The Shahab-2 (, meaning "Meteor-2") is the successor to the Iranian Shahab-1 missile. It is based on the North Korean Hwasong-6 (modified version of the Hwasong-5, itself a modification of the R-17 Elbrus).

On November 2, 2006, Iran fired unarmed missiles to begin 10 days of military simulations. Iranian state television reported "dozens of missiles were fired including Shahab-2 and Shahab-3 missiles.
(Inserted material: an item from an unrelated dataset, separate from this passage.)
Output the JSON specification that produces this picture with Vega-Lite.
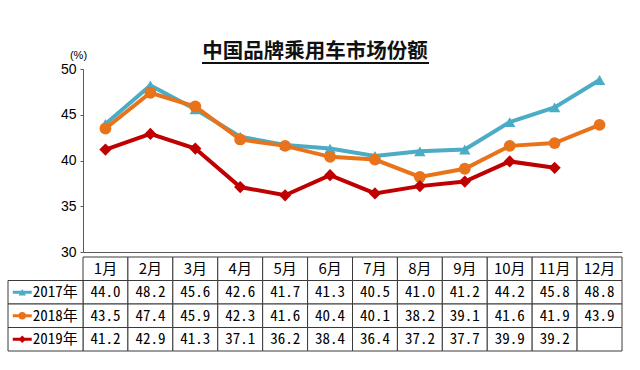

The missiles had ranges from 300 km to up to 2,000 km. ... Iranian experts have made some changes to Shahab-3 missiles installing cluster warheads in them with the capacity to carry 1,400 bombs." These launches come after some United States-led military exercises in the Persian Gulf on October 30, 2006, meant to train for blocking the transport of weapons of mass destruction.

Variants
Shahab is the name of a class of Iranian missiles, service time of 1988–present, which comes in six variants: Shahab-1, Shahab-2, Shahab-3, Shahab-4, Shahab-5, Shahab-6.

See also
 Qiam 1
 Military of Iran
 Iran's missile forces
 Iranian military industry
 Equipment of the Iranian Army

References

External links
 CSIS Missile Threat - Shahab-2 
 Shahab-3 / Zelzal-3 (www.fas.org)
 Shahab-2 (www.fas.org)
 A Preemptive Attack on Iran's Nuclear Facilities: Possible Consequences (cns.miis.edu)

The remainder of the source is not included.